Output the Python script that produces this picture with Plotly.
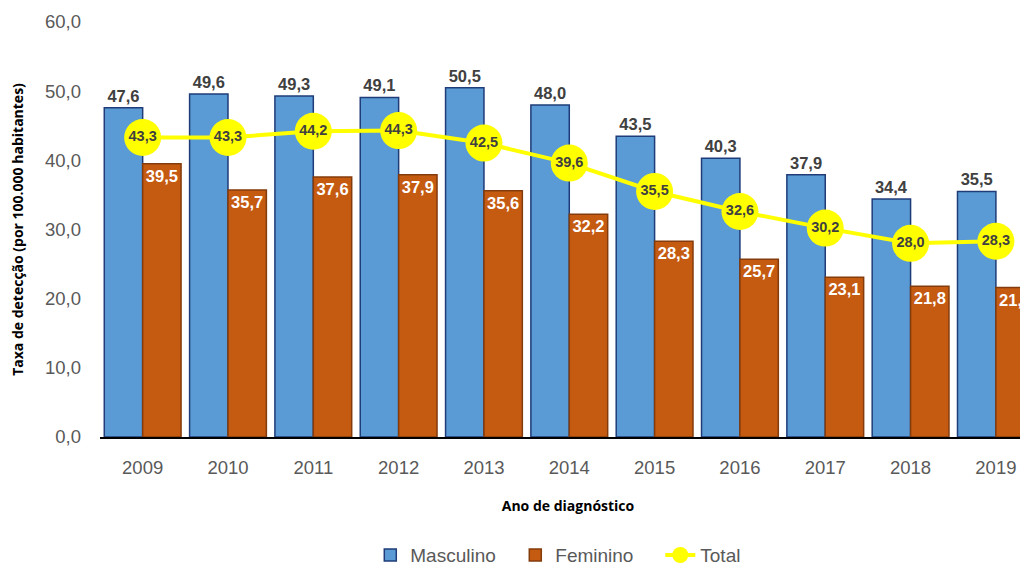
import plotly.graph_objects as go

years = ["2009", "2010", "2011", "2012", "2013", "2014", "2015", "2016", "2017", "2018", "2019"]
masculino = [47.6, 49.6, 49.3, 49.1, 50.5, 48.0, 43.5, 40.3, 37.9, 34.4, 35.5]
feminino = [39.5, 35.7, 37.6, 37.9, 35.6, 32.2, 28.3, 25.7, 23.1, 21.8, 21.6]
total = [43.3, 43.3, 44.2, 44.3, 42.5, 39.6, 35.5, 32.6, 30.2, 28.0, 28.3]

def fmt(v):
    return f"{v:.1f}".replace(".", ",")

fig = go.Figure()
fig.add_trace(go.Bar(
    x=years, y=masculino, name="Masculino",
    marker=dict(color="#5B9BD5", line=dict(color="#1F3C78", width=1.5)),
    text=[fmt(v) for v in masculino], textposition="outside",
    textfont=dict(family="Liberation Sans, Arial", size=16.5, color="#404040", weight="bold"),
))
fig.add_trace(go.Bar(
    x=years, y=feminino, name="Feminino",
    marker=dict(color="#C55A11", line=dict(color="#843C0C", width=1.5)),
    text=[fmt(v) for v in feminino], textposition="inside", insidetextanchor="end",
    textangle=0, constraintext="none",
    textfont=dict(family="Liberation Sans, Arial", size=16.5, color="white", weight="bold"),
))
fig.add_trace(go.Scatter(
    x=years, y=total, name="Total", mode="lines+markers+text",
    line=dict(color="#FFFF00", width=4),
    marker=dict(color="#FFFF00", size=37),
    text=[fmt(v) for v in total], textposition="middle center",
    textfont=dict(family="Liberation Sans, Arial", size=14.5, color="#404040", weight="bold"),
    cliponaxis=False,
))

fig.update_layout(
    width=1028, height=567,
    separators=",.",
    barmode="group", bargap=0.1, bargroupgap=0,
    plot_bgcolor="white", paper_bgcolor="white",
    margin=dict(l=92, r=0, t=14, b=138, autoexpand=False),
    font=dict(family="Liberation Sans, Arial", color="#595959"),
    uniformtext=dict(minsize=8, mode="show"),
    legend=dict(orientation="h", x=0.564, xref="container", xanchor="center",
                y=0.035, yref="container", yanchor="middle", entrywidth=100,
                font=dict(size=19, color="#595959"), traceorder="normal"),
    xaxis=dict(
        range=[-0.5, 10.47], showline=True, linecolor="black", linewidth=1.5,
        tickfont=dict(size=18.5, color="#595959"), ticks="", automargin=False,
        ticklabelstandoff=13,
        title=dict(text="Ano de diagnóstico", font=dict(family="Open Sans", size=14, color="black", weight="bold"), standoff=24),
    ),
    yaxis=dict(
        range=[0, 60], dtick=10, tickformat=".1f", showgrid=False, zeroline=False,
        showline=False, ticks="", ticklabelstandoff=18, automargin=False,
        tickfont=dict(size=18.5, color="#595959"),
        title=dict(text="Taxa de detecção (por 100.000 habitantes)",
                   font=dict(family="Open Sans", size=14, color="black", weight="bold"), standoff=28),
    ),
)

fig.write_html("out.html")
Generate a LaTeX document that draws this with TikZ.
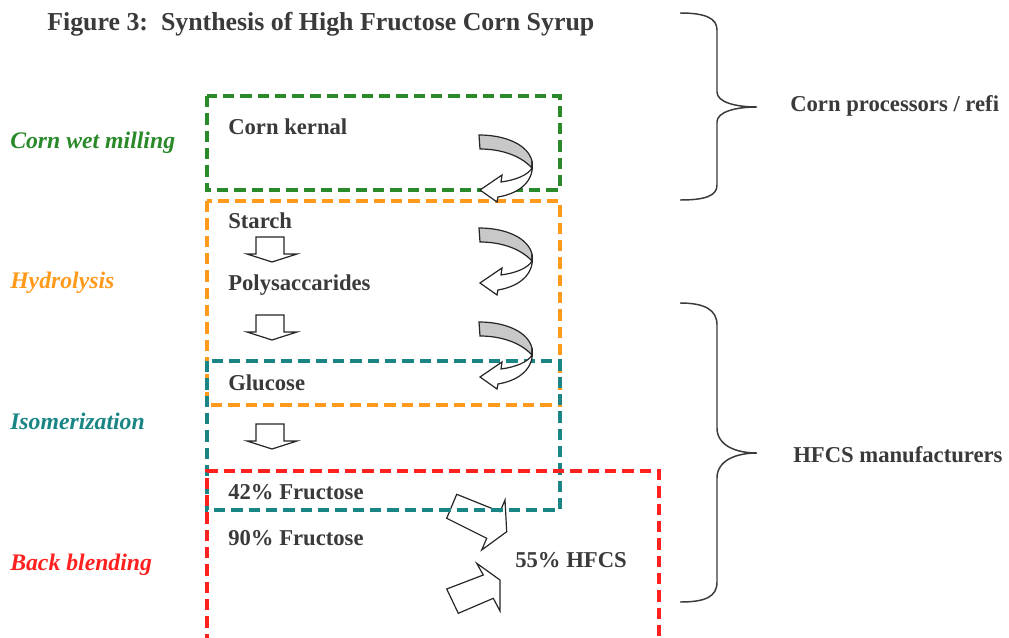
::::::::::
*WORK TO BE COMPLETED*: Read the lines above. Gather those in which the string "with" is found.

*FINISHED EXERCISE*:
Output the Python script that produces this picture with Plotly.
Generate a LaTeX document that draws this with TikZ.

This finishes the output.